Problem statement:
In your copy, include every line of the listing below exactly but none of the pictures.

*-*-*

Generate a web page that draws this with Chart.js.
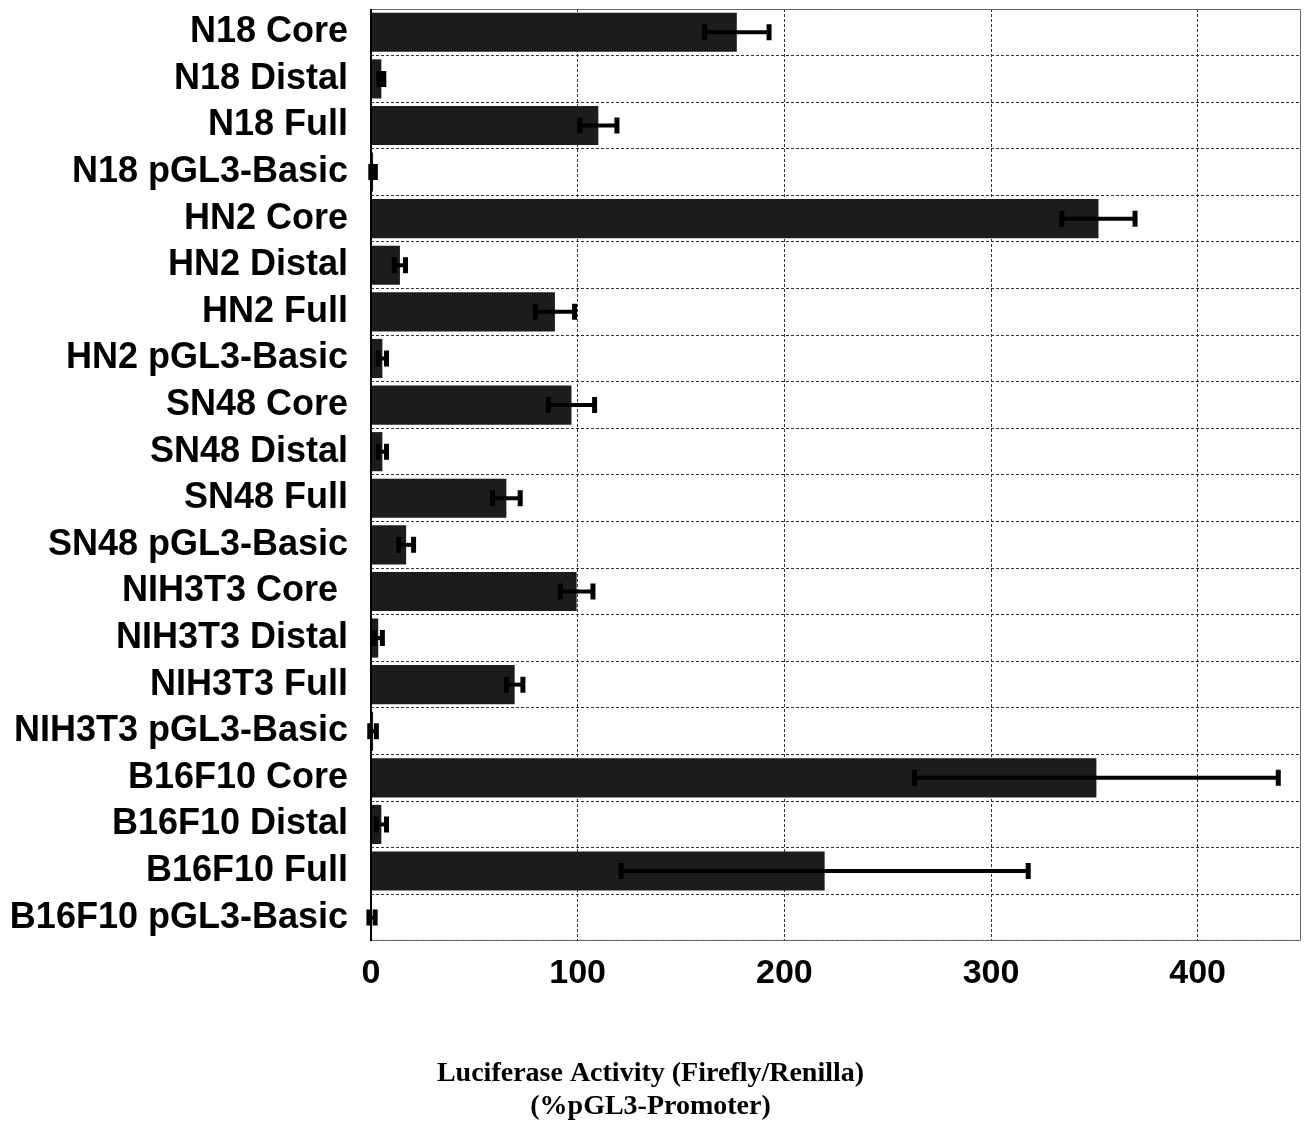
<!DOCTYPE html>
<html>
<head>
<meta charset="utf-8">
<script src="https://cdn.jsdelivr.net/npm/chart.js@4.4.0/dist/chart.umd.min.js"></script>
<style>
html, body { margin: 0; padding: 0; background: #fff; }
#wrap { width: 1308px; height: 1123px; position: relative; }
</style>
</head>
<body>
<div id="wrap"><canvas id="mycanvas"></canvas></div>
<script>
// categories, top to bottom
var labels = [
    'N18 Core', 'N18 Distal', 'N18 Full', 'N18 pGL3-Basic',
    'HN2 Core', 'HN2 Distal', 'HN2 Full', 'HN2 pGL3-Basic',
    'SN48 Core', 'SN48 Distal', 'SN48 Full', 'SN48 pGL3-Basic',
    'NIH3T3 Core ', 'NIH3T3 Distal', 'NIH3T3 Full', 'NIH3T3 pGL3-Basic',
    'B16F10 Core', 'B16F10 Distal', 'B16F10 Full', 'B16F10 pGL3-Basic'
];
// luciferase activity (% pGL3-Promoter)
var values = [
    177, 5, 110, 1,
    352, 14, 89, 5.5,
    97, 5.5, 65.5, 17,
    99.5, 3.5, 69.5, 1,
    351, 5, 219.5, 0.5
];
// error (+/-)
var errors = [
    15.6, 1.2, 9, 1.1,
    17.7, 2.7, 9.5, 2,
    11.2, 2, 6.7, 3.6,
    7.9, 2, 4, 1.6,
    88, 2.5, 98.5, 1.5
];
var xTicks = [0, 100, 200, 300, 400];
var xMax = 450;

var errorBars = {
    id: 'errorBars',
    afterDatasetsDraw: function (chart) {
        var ctx = chart.ctx;
        var xs = chart.scales.x, ys = chart.scales.y;
        ctx.save();
        ctx.strokeStyle = '#000';
        for (var i = 0; i < values.length; i++) {
            var y = ys.getPixelForValue(i);
            var lo = xs.getPixelForValue(values[i] - errors[i]);
            var hi = xs.getPixelForValue(values[i] + errors[i]);
            ctx.lineWidth = 4;
            ctx.beginPath();
            ctx.moveTo(lo, y); ctx.lineTo(hi, y);
            ctx.stroke();
            ctx.lineWidth = 5;
            ctx.beginPath();
            ctx.moveTo(lo, y - 8); ctx.lineTo(lo, y + 8);
            ctx.moveTo(hi, y - 8); ctx.lineTo(hi, y + 8);
            ctx.stroke();
        }
        ctx.restore();
    }
};

var frame = {
    id: 'frame',
    afterDraw: function (chart) {
        var a = chart.chartArea, ctx = chart.ctx;
        ctx.save();
        ctx.strokeStyle = '#666';
        ctx.lineWidth = 1;
        ctx.beginPath();
        ctx.moveTo(a.left, a.top + 0.5); ctx.lineTo(a.right - 0.5, a.top + 0.5);
        ctx.lineTo(a.right - 0.5, a.bottom - 0.5); ctx.lineTo(a.left, a.bottom - 0.5);
        ctx.stroke();
        ctx.strokeStyle = '#000';
        ctx.lineWidth = 2;
        ctx.beginPath();
        ctx.moveTo(a.left, a.top); ctx.lineTo(a.left, a.bottom);
        ctx.stroke();
        ctx.restore();
    }
};

var ctx = document.getElementById('mycanvas');
var barGraph = new Chart(ctx, {
    type: 'bar',
    data: {
        labels: labels,
        datasets: [{
            label: 'Luciferase Activity',
            data: values,
            backgroundColor: '#1c1c1c',
            borderWidth: 0,
            barPercentage: 0.84,
            categoryPercentage: 1.0
        }]
    },
    options: {
        indexAxis: 'y',
        responsive: true,
        maintainAspectRatio: false,
        animation: false,
        layout: { padding: { top: 9, right: 7, left: 0, bottom: 0 } },
        scales: {
            x: {
                min: 0,
                max: xMax,
                afterBuildTicks: function (s) {
                    s.ticks = xTicks.map(function (v) { return { value: v }; });
                },
                afterFit: function (s) {
                    s.height = 116;
                    s.paddingLeft = 0;
                    s.paddingRight = 0;
                },
                grid: { color: '#333', lineWidth: 1, drawTicks: false },
                border: { display: false, dash: [3, 2] },
                ticks: {
                    padding: 12,
                    color: '#000',
                    maxRotation: 0,
                    font: { family: 'Liberation Sans', weight: 'bold', size: 34 }
                }
            },
            y: {
                afterFit: function (s) {
                    s.width = 371;
                    s.paddingTop = 0;
                    s.paddingBottom = 0;
                },
                grid: { color: '#333', lineWidth: 1, drawTicks: false, offset: true },
                border: { display: false, dash: [3, 2] },
                ticks: {
                    padding: 23,
                    color: '#000',
                    autoSkip: false,
                    font: { family: 'Liberation Sans', weight: 'bold', size: 36 }
                }
            }
        },
        plugins: {
            legend: { display: false },
            tooltip: { enabled: false },
            title: {
                display: true,
                position: 'bottom',
                text: ['Luciferase Activity (Firefly/Renilla)', '(%pGL3-Promoter)'],
                color: '#000',
                padding: { top: 0, bottom: 0 },
                font: { family: 'Liberation Serif', weight: 'bold', size: 28, lineHeight: 1.18 }
            }
        }
    },
    plugins: [errorBars, frame]
});
</script>
</body>
</html>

*-*-*

Answer to the task:
Generate a web page that draws this with Chart.js.
<!DOCTYPE html>
<html>
<head>
<meta charset="utf-8">
<script src="https://cdn.jsdelivr.net/npm/chart.js@4.4.0/dist/chart.umd.min.js"></script>
<style>
html, body { margin: 0; padding: 0; background: #fff; }
#wrap { width: 1308px; height: 1123px; position: relative; }
</style>
</head>
<body>
<div id="wrap"><canvas id="mycanvas"></canvas></div>
<script>
// categories, top to bottom
var labels = [
    'N18 Core', 'N18 Distal', 'N18 Full', 'N18 pGL3-Basic',
    'HN2 Core', 'HN2 Distal', 'HN2 Full', 'HN2 pGL3-Basic',
    'SN48 Core', 'SN48 Distal', 'SN48 Full', 'SN48 pGL3-Basic',
    'NIH3T3 Core ', 'NIH3T3 Distal', 'NIH3T3 Full', 'NIH3T3 pGL3-Basic',
    'B16F10 Core', 'B16F10 Distal', 'B16F10 Full', 'B16F10 pGL3-Basic'
];
// luciferase activity (% pGL3-Promoter)
var values = [
    177, 5, 110, 1,
    352, 14, 89, 5.5,
    97, 5.5, 65.5, 17,
    99.5, 3.5, 69.5, 1,
    351, 5, 219.5, 0.5
];
// error (+/-)
var errors = [
    15.6, 1.2, 9, 1.1,
    17.7, 2.7, 9.5, 2,
    11.2, 2, 6.7, 3.6,
    7.9, 2, 4, 1.6,
    88, 2.5, 98.5, 1.5
];
var xTicks = [0, 100, 200, 300, 400];
var xMax = 450;

var errorBars = {
    id: 'errorBars',
    afterDatasetsDraw: function (chart) {
        var ctx = chart.ctx;
        var xs = chart.scales.x, ys = chart.scales.y;
        ctx.save();
        ctx.strokeStyle = '#000';
        for (var i = 0; i < values.length; i++) {
            var y = ys.getPixelForValue(i);
            var lo = xs.getPixelForValue(values[i] - errors[i]);
            var hi = xs.getPixelForValue(values[i] + errors[i]);
            ctx.lineWidth = 4;
            ctx.beginPath();
            ctx.moveTo(lo, y); ctx.lineTo(hi, y);
            ctx.stroke();
            ctx.lineWidth = 5;
            ctx.beginPath();
            ctx.moveTo(lo, y - 8); ctx.lineTo(lo, y + 8);
            ctx.moveTo(hi, y - 8); ctx.lineTo(hi, y + 8);
            ctx.stroke();
        }
        ctx.restore();
    }
};

var frame = {
    id: 'frame',
    afterDraw: function (chart) {
        var a = chart.chartArea, ctx = chart.ctx;
        ctx.save();
        ctx.strokeStyle = '#666';
        ctx.lineWidth = 1;
        ctx.beginPath();
        ctx.moveTo(a.left, a.top + 0.5); ctx.lineTo(a.right - 0.5, a.top + 0.5);
        ctx.lineTo(a.right - 0.5, a.bottom - 0.5); ctx.lineTo(a.left, a.bottom - 0.5);
        ctx.stroke();
        ctx.strokeStyle = '#000';
        ctx.lineWidth = 2;
        ctx.beginPath();
        ctx.moveTo(a.left, a.top); ctx.lineTo(a.left, a.bottom);
        ctx.stroke();
        ctx.restore();
    }
};

var ctx = document.getElementById('mycanvas');
var barGraph = new Chart(ctx, {
    type: 'bar',
    data: {
        labels: labels,
        datasets: [{
            label: 'Luciferase Activity',
            data: values,
            backgroundColor: '#1c1c1c',
            borderWidth: 0,
            barPercentage: 0.84,
            categoryPercentage: 1.0
        }]
    },
    options: {
        indexAxis: 'y',
        responsive: true,
        maintainAspectRatio: false,
        animation: false,
        layout: { padding: { top: 9, right: 7, left: 0, bottom: 0 } },
        scales: {
            x: {
                min: 0,
                max: xMax,
                afterBuildTicks: function (s) {
                    s.ticks = xTicks.map(function (v) { return { value: v }; });
                },
                afterFit: function (s) {
                    s.height = 116;
                    s.paddingLeft = 0;
                    s.paddingRight = 0;
                },
                grid: { color: '#333', lineWidth: 1, drawTicks: false },
                border: { display: false, dash: [3, 2] },
                ticks: {
                    padding: 12,
                    color: '#000',
                    maxRotation: 0,
                    font: { family: 'Liberation Sans', weight: 'bold', size: 34 }
                }
            },
            y: {
                afterFit: function (s) {
                    s.width = 371;
                    s.paddingTop = 0;
                    s.paddingBottom = 0;
                },
                grid: { color: '#333', lineWidth: 1, drawTicks: false, offset: true },
                border: { display: false, dash: [3, 2] },
                ticks: {
                    padding: 23,
                    color: '#000',
                    autoSkip: false,
                    font: { family: 'Liberation Sans', weight: 'bold', size: 36 }
                }
            }
        },
        plugins: {
            legend: { display: false },
            tooltip: { enabled: false },
            title: {
                display: true,
                position: 'bottom',
                text: ['Luciferase Activity (Firefly/Renilla)', '(%pGL3-Promoter)'],
                color: '#000',
                padding: { top: 0, bottom: 0 },
                font: { family: 'Liberation Serif', weight: 'bold', size: 28, lineHeight: 1.18 }
            }
        }
    },
    plugins: [errorBars, frame]
});
</script>
</body>
</html>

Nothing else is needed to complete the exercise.